Да, мужественные защитники родных укреплений, принадлежащие к морскому ведомству, ваши имена не остались безвестными, они внесены в летопись той осады, которая, благодаря вашей беспредельной храбрости, вынудила у самих врагов признание о доблестях русского воина. Вслед за этими списками читатель постоянно находит многочисленные известия о мерах начальства к призрению матросов, оправившихся от ран. Все они были спрашиваемы, в чем теперь состоят их желания, которые по возможности будут выполнены правительством. И сколько скромности, самоотвержения было выказано этими страдальцами! — Вообще, они сохраняли убеждение, что, жертвуя своею кровью, только исполнили свой долг и не считали себя имеющими какие-либо особенные права на благодарность и пособия; нужно было настоятельно требовать, чтоб они высказали свои желания, — иначе они молчали, не думая просить ни о чем; да и будучи настоятельными расспросами принуждены говорить, большая часть из этих воинов ограничивали свои желания — возвращением на бастионы или общим, скромным препоручением себя милостивой заботливости начальства… Вот, например, каковы были ответы 653 раненых матросов, о которых известия передаются в январской книжке «Морского Сборника»:

«На вопросы, в чем состоят их нужды, чего желают для себя или 'для родных, они почти все единогласно отвечают: «Батюшка царь не оставит нас, а мы желаем, если господь поможет выздороветь, то поскорее явиться к товарищам на бастионы, отплатить врагам». При настоятельном же требовании от них указания на способы пособия, выразили желание:

«Изъявили вообще упование на милосердие начальства 228; остальные 377 человек просили одной милости — дозволить нм вернуться на бастионы и в команды».

Сколько мыслей родят эти строки, запечатленные такою поразительною правдою!

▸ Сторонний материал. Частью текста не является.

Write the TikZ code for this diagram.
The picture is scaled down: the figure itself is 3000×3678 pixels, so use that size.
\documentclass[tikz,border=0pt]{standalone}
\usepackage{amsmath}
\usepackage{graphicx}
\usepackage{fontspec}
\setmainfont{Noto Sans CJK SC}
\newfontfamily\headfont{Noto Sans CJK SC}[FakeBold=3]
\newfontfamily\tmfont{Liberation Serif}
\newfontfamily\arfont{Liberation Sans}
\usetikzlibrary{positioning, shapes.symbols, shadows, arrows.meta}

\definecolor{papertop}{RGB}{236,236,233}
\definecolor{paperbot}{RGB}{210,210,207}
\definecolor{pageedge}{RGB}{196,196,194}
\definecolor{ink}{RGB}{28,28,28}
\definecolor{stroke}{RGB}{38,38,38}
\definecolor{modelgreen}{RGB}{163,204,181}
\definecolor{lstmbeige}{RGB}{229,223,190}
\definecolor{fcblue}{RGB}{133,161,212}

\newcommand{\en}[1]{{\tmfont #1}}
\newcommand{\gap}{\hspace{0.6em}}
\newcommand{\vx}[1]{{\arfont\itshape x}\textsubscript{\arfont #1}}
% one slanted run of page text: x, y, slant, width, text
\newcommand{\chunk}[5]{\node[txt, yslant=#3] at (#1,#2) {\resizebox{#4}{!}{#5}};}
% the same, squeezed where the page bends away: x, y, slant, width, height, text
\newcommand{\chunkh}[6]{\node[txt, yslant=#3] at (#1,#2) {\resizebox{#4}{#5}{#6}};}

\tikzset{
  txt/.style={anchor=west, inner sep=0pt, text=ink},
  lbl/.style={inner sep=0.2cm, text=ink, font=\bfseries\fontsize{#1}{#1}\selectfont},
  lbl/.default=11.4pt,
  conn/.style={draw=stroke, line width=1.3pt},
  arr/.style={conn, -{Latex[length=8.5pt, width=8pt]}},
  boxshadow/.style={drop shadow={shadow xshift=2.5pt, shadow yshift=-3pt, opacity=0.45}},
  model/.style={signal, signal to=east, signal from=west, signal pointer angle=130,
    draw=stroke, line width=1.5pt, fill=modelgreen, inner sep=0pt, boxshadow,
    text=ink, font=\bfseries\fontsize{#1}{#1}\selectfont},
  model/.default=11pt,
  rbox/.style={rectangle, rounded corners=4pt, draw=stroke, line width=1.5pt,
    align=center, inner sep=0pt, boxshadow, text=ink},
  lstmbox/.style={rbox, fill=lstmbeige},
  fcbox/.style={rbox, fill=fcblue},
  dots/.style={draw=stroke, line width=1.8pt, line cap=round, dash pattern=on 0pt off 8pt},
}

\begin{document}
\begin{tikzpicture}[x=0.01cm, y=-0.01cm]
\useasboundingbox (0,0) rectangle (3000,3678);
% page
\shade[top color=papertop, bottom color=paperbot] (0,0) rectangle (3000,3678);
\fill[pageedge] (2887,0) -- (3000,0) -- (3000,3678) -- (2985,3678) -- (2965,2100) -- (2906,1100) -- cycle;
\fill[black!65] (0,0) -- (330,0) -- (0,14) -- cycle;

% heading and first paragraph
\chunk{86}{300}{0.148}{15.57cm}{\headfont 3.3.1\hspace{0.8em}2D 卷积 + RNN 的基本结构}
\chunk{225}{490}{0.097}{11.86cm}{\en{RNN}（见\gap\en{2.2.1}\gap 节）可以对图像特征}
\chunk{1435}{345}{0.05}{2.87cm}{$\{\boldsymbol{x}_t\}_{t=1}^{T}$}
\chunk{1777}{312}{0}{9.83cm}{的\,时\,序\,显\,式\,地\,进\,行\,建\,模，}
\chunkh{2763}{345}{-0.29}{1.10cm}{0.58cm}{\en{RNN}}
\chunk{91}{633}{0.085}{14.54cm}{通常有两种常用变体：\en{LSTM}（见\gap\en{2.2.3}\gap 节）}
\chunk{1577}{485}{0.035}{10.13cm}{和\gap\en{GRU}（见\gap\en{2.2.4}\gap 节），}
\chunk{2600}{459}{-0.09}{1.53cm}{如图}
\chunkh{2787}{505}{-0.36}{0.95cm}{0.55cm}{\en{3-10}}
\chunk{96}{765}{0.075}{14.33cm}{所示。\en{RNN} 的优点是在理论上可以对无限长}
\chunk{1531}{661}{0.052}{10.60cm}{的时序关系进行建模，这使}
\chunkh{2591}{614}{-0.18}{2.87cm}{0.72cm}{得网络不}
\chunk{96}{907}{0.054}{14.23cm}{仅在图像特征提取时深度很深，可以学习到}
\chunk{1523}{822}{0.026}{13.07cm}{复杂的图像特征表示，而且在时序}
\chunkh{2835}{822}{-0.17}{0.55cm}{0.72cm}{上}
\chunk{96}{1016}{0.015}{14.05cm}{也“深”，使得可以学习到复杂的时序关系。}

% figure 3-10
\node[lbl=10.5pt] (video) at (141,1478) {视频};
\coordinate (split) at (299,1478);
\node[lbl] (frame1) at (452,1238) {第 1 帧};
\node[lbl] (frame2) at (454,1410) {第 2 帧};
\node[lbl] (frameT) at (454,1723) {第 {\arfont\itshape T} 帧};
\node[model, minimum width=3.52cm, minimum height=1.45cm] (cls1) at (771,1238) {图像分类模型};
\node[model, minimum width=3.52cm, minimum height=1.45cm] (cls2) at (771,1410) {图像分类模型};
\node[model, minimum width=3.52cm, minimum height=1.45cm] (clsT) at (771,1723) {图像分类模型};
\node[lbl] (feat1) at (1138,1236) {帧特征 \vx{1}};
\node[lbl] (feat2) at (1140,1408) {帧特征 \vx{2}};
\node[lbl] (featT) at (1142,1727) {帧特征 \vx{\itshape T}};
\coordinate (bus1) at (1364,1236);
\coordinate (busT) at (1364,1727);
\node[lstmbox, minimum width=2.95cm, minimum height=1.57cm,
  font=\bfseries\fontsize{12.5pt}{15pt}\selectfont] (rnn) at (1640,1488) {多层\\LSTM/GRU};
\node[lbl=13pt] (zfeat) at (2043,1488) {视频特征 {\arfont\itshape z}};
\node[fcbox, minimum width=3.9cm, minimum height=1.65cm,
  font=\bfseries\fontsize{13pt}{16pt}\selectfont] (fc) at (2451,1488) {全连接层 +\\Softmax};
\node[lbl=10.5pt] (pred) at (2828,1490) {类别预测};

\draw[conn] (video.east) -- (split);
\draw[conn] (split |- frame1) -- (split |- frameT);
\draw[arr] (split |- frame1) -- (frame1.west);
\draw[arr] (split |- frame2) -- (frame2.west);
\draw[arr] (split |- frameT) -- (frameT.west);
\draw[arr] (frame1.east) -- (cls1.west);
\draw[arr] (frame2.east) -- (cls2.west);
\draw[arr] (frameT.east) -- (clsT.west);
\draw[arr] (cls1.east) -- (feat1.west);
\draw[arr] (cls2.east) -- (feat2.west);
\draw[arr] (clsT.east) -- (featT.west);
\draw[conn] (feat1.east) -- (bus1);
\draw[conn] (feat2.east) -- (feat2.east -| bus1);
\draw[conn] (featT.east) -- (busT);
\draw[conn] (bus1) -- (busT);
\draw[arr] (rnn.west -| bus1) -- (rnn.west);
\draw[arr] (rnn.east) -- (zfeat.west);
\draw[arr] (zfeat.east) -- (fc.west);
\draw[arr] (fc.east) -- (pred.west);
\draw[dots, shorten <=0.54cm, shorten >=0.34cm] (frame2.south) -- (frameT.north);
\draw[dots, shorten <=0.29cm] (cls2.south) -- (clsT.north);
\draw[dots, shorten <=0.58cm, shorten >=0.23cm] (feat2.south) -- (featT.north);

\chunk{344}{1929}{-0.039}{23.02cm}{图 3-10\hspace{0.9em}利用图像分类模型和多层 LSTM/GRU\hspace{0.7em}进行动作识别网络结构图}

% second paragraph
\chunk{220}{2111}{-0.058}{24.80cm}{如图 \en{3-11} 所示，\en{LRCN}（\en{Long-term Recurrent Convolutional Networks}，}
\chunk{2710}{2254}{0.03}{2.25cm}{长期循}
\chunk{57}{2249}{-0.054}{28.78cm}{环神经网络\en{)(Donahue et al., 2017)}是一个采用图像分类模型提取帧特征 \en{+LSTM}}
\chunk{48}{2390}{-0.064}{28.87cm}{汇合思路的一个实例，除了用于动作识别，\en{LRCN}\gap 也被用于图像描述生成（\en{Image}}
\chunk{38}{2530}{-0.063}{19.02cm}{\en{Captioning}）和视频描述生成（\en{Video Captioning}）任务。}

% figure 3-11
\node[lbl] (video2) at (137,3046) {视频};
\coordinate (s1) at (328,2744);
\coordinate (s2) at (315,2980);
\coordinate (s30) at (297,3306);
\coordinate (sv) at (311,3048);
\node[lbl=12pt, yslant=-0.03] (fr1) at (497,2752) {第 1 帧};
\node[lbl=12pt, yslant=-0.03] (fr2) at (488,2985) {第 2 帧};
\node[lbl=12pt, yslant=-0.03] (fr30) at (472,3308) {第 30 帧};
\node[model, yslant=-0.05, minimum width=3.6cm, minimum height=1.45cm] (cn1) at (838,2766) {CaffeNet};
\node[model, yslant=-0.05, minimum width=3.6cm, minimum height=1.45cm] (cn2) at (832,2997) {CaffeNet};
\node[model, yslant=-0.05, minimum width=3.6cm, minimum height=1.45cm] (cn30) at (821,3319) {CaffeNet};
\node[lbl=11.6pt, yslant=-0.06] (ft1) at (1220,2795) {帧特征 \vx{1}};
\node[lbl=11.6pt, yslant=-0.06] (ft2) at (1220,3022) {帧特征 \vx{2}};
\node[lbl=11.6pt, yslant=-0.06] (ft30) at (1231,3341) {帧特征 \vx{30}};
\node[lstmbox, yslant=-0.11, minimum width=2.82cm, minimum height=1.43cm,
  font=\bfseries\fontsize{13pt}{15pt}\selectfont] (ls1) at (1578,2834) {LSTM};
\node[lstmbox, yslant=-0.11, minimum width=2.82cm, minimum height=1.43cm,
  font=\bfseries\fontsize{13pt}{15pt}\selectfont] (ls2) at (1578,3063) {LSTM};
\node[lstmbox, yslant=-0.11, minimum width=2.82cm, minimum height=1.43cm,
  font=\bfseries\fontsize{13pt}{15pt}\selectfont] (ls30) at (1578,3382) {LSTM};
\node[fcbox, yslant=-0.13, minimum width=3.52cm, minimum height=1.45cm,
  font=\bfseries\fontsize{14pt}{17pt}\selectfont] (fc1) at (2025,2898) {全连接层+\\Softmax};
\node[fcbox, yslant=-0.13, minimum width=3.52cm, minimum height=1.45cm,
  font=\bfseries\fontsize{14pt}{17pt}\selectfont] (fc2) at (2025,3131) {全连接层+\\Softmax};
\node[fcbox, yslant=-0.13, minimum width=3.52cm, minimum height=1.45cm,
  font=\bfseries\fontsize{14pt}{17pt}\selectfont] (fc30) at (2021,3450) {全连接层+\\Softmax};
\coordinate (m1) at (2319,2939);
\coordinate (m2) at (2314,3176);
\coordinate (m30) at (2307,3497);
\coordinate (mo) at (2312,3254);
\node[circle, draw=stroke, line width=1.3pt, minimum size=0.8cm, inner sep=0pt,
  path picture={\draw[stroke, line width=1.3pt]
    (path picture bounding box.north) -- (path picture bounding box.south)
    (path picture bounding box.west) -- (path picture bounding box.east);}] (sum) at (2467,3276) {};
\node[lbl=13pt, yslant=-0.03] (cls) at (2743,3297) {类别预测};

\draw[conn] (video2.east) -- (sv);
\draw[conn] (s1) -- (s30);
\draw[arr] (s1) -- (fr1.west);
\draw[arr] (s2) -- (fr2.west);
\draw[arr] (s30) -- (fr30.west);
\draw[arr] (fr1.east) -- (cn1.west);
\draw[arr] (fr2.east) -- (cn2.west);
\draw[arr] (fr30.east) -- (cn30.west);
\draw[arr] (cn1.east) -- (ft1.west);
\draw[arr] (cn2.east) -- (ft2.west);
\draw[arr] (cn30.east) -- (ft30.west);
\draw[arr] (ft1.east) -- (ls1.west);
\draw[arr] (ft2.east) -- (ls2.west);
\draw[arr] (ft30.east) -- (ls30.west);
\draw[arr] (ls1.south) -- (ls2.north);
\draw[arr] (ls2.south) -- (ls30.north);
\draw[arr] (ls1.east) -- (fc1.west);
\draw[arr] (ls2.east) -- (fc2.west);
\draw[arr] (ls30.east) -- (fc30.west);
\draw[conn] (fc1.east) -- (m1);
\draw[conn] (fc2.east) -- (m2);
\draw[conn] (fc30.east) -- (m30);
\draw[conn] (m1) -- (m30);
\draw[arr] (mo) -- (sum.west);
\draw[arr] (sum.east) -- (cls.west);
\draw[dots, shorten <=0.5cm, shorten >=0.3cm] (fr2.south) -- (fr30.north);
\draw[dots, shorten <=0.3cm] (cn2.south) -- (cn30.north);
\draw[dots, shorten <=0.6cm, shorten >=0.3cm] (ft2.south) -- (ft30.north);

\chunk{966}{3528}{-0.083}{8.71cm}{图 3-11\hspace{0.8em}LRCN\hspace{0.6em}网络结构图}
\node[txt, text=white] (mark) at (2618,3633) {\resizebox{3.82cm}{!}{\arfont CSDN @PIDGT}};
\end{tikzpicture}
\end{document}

Из 653 человек только 43, да и то единственно по повторенному требованию, изъявляют определенные желания и надежды, — и как скромны эти желания! Остальные — говорят только, что поручают себя милости начальства — пусть оно само чём-нибудь наградит их, если находит достойными награды… А большая часть не произносят даже, и этих слов… Как ярко обрисовывается одним таким фактом жизнь русского воина, умирающего за отечество, не ожидая воздаяний! Как хорошо обрисовывается ими жизнь русского простолюдина вообще! — Но морское начальство, как видим из «Сборника», хочет, чтобы верная служба отечеству не осталась без воздаяний для этих людей, столь чуждых даже мысли о воздаянии. И «Морской Сборник», исполняя эту цель правительства в литературной сфере, передает нам достойные памяти имена всех нижних чинов его ведомства, проливших кровь за родину, и прилагает к своим книжкам портрет и краткую биографию то одного, то другого из этих скромных, но истинных героев. Так, при мартовской книжке находим портрет унтер-офицера Круглова, при июньской — квартирмейстера Полукарова, при июльской — боцмана Буденко, при первой августовской — квартирмейстера Караси-кова, при первой сентябрьской — боцмана Ананьина.